Transcribe the material in full. Nothing should differ except that the pictures are left out.

-- Start Given information --

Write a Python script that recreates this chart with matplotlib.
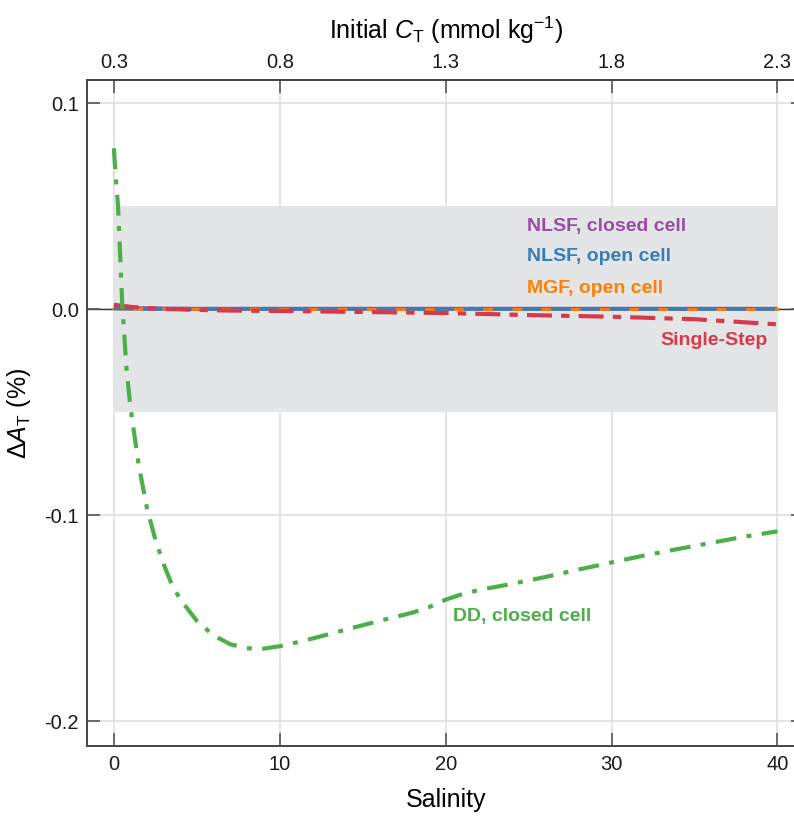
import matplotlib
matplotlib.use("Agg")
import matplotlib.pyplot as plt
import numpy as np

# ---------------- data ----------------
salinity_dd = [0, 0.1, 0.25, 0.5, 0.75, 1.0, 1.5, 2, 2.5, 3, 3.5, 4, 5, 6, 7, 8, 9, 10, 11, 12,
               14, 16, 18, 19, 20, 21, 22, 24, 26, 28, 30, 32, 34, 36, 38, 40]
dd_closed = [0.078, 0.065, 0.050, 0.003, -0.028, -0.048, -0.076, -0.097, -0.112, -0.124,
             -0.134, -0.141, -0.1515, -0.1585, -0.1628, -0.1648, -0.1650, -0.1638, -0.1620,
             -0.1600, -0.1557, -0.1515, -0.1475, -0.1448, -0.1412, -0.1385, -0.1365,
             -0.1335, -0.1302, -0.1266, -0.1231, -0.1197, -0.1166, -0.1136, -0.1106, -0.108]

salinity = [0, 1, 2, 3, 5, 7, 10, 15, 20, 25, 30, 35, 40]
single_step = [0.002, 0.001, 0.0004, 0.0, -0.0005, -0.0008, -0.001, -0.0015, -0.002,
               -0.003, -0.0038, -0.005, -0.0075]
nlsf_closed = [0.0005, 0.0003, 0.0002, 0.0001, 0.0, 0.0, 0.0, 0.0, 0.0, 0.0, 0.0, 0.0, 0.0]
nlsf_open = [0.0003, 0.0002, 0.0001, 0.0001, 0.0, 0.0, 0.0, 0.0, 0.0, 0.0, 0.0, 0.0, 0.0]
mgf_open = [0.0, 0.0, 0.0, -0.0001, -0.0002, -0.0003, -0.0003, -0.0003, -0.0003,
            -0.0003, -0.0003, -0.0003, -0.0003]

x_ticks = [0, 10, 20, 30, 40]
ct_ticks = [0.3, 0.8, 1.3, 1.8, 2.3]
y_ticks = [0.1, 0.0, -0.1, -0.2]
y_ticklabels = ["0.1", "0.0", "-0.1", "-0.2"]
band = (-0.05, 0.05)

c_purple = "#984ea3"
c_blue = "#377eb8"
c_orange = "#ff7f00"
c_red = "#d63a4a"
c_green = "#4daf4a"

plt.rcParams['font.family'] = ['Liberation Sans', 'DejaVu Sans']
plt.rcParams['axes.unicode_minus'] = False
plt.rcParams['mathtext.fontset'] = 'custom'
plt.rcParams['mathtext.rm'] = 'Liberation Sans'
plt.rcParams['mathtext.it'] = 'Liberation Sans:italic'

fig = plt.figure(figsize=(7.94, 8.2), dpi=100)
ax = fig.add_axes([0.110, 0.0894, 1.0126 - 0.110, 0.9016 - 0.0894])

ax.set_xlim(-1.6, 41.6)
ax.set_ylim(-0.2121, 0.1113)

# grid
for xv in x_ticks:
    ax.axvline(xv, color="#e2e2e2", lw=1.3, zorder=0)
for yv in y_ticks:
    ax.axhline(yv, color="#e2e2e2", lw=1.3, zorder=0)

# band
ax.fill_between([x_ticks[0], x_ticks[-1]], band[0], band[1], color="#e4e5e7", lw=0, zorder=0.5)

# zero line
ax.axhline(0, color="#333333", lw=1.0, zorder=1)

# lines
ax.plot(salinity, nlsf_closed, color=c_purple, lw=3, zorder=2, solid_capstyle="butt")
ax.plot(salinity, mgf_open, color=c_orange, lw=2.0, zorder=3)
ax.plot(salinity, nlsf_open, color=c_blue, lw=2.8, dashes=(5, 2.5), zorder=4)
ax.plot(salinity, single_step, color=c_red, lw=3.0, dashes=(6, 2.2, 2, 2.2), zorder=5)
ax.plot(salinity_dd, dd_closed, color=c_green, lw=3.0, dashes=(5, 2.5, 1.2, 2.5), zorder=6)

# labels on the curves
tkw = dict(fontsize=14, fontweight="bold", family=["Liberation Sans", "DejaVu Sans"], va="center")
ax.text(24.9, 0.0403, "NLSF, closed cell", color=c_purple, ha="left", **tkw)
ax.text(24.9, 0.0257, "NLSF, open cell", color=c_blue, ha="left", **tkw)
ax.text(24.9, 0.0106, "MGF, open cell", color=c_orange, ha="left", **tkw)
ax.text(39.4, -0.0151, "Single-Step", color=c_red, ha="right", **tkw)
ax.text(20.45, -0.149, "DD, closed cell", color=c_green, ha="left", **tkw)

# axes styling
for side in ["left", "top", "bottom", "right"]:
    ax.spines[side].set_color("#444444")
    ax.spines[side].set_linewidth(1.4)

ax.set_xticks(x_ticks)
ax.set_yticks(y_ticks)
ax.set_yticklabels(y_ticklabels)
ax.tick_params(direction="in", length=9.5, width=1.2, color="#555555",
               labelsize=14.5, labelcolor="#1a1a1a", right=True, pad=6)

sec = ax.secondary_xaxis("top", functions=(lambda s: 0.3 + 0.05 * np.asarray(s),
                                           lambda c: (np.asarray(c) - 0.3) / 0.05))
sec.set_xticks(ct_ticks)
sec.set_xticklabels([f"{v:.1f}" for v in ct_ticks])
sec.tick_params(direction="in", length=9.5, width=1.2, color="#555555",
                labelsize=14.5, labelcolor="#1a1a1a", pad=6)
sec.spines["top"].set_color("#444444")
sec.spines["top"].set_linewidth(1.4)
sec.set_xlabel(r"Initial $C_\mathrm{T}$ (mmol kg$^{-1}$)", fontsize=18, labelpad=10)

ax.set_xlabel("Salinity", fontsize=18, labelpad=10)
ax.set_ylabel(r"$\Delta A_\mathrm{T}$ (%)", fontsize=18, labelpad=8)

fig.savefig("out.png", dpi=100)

-- End Given information --

• **Written response**
Write a Python script that recreates this chart with matplotlib.
import matplotlib
matplotlib.use("Agg")
import matplotlib.pyplot as plt
import numpy as np

# ---------------- data ----------------
salinity_dd = [0, 0.1, 0.25, 0.5, 0.75, 1.0, 1.5, 2, 2.5, 3, 3.5, 4, 5, 6, 7, 8, 9, 10, 11, 12,
               14, 16, 18, 19, 20, 21, 22, 24, 26, 28, 30, 32, 34, 36, 38, 40]
dd_closed = [0.078, 0.065, 0.050, 0.003, -0.028, -0.048, -0.076, -0.097, -0.112, -0.124,
             -0.134, -0.141, -0.1515, -0.1585, -0.1628, -0.1648, -0.1650, -0.1638, -0.1620,
             -0.1600, -0.1557, -0.1515, -0.1475, -0.1448, -0.1412, -0.1385, -0.1365,
             -0.1335, -0.1302, -0.1266, -0.1231, -0.1197, -0.1166, -0.1136, -0.1106, -0.108]

salinity = [0, 1, 2, 3, 5, 7, 10, 15, 20, 25, 30, 35, 40]
single_step = [0.002, 0.001, 0.0004, 0.0, -0.0005, -0.0008, -0.001, -0.0015, -0.002,
               -0.003, -0.0038, -0.005, -0.0075]
nlsf_closed = [0.0005, 0.0003, 0.0002, 0.0001, 0.0, 0.0, 0.0, 0.0, 0.0, 0.0, 0.0, 0.0, 0.0]
nlsf_open = [0.0003, 0.0002, 0.0001, 0.0001, 0.0, 0.0, 0.0, 0.0, 0.0, 0.0, 0.0, 0.0, 0.0]
mgf_open = [0.0, 0.0, 0.0, -0.0001, -0.0002, -0.0003, -0.0003, -0.0003, -0.0003,
            -0.0003, -0.0003, -0.0003, -0.0003]

x_ticks = [0, 10, 20, 30, 40]
ct_ticks = [0.3, 0.8, 1.3, 1.8, 2.3]
y_ticks = [0.1, 0.0, -0.1, -0.2]
y_ticklabels = ["0.1", "0.0", "-0.1", "-0.2"]
band = (-0.05, 0.05)

c_purple = "#984ea3"
c_blue = "#377eb8"
c_orange = "#ff7f00"
c_red = "#d63a4a"
c_green = "#4daf4a"

plt.rcParams['font.family'] = ['Liberation Sans', 'DejaVu Sans']
plt.rcParams['axes.unicode_minus'] = False
plt.rcParams['mathtext.fontset'] = 'custom'
plt.rcParams['mathtext.rm'] = 'Liberation Sans'
plt.rcParams['mathtext.it'] = 'Liberation Sans:italic'

fig = plt.figure(figsize=(7.94, 8.2), dpi=100)
ax = fig.add_axes([0.110, 0.0894, 1.0126 - 0.110, 0.9016 - 0.0894])

ax.set_xlim(-1.6, 41.6)
ax.set_ylim(-0.2121, 0.1113)

# grid
for xv in x_ticks:
    ax.axvline(xv, color="#e2e2e2", lw=1.3, zorder=0)
for yv in y_ticks:
    ax.axhline(yv, color="#e2e2e2", lw=1.3, zorder=0)

# band
ax.fill_between([x_ticks[0], x_ticks[-1]], band[0], band[1], color="#e4e5e7", lw=0, zorder=0.5)

# zero line
ax.axhline(0, color="#333333", lw=1.0, zorder=1)

# lines
ax.plot(salinity, nlsf_closed, color=c_purple, lw=3, zorder=2, solid_capstyle="butt")
ax.plot(salinity, mgf_open, color=c_orange, lw=2.0, zorder=3)
ax.plot(salinity, nlsf_open, color=c_blue, lw=2.8, dashes=(5, 2.5), zorder=4)
ax.plot(salinity, single_step, color=c_red, lw=3.0, dashes=(6, 2.2, 2, 2.2), zorder=5)
ax.plot(salinity_dd, dd_closed, color=c_green, lw=3.0, dashes=(5, 2.5, 1.2, 2.5), zorder=6)

# labels on the curves
tkw = dict(fontsize=14, fontweight="bold", family=["Liberation Sans", "DejaVu Sans"], va="center")
ax.text(24.9, 0.0403, "NLSF, closed cell", color=c_purple, ha="left", **tkw)
ax.text(24.9, 0.0257, "NLSF, open cell", color=c_blue, ha="left", **tkw)
ax.text(24.9, 0.0106, "MGF, open cell", color=c_orange, ha="left", **tkw)
ax.text(39.4, -0.0151, "Single-Step", color=c_red, ha="right", **tkw)
ax.text(20.45, -0.149, "DD, closed cell", color=c_green, ha="left", **tkw)

# axes styling
for side in ["left", "top", "bottom", "right"]:
    ax.spines[side].set_color("#444444")
    ax.spines[side].set_linewidth(1.4)

ax.set_xticks(x_ticks)
ax.set_yticks(y_ticks)
ax.set_yticklabels(y_ticklabels)
ax.tick_params(direction="in", length=9.5, width=1.2, color="#555555",
               labelsize=14.5, labelcolor="#1a1a1a", right=True, pad=6)

sec = ax.secondary_xaxis("top", functions=(lambda s: 0.3 + 0.05 * np.asarray(s),
                                           lambda c: (np.asarray(c) - 0.3) / 0.05))
sec.set_xticks(ct_ticks)
sec.set_xticklabels([f"{v:.1f}" for v in ct_ticks])
sec.tick_params(direction="in", length=9.5, width=1.2, color="#555555",
                labelsize=14.5, labelcolor="#1a1a1a", pad=6)
sec.spines["top"].set_color("#444444")
sec.spines["top"].set_linewidth(1.4)
sec.set_xlabel(r"Initial $C_\mathrm{T}$ (mmol kg$^{-1}$)", fontsize=18, labelpad=10)

ax.set_xlabel("Salinity", fontsize=18, labelpad=10)
ax.set_ylabel(r"$\Delta A_\mathrm{T}$ (%)", fontsize=18, labelpad=8)

fig.savefig("out.png", dpi=100)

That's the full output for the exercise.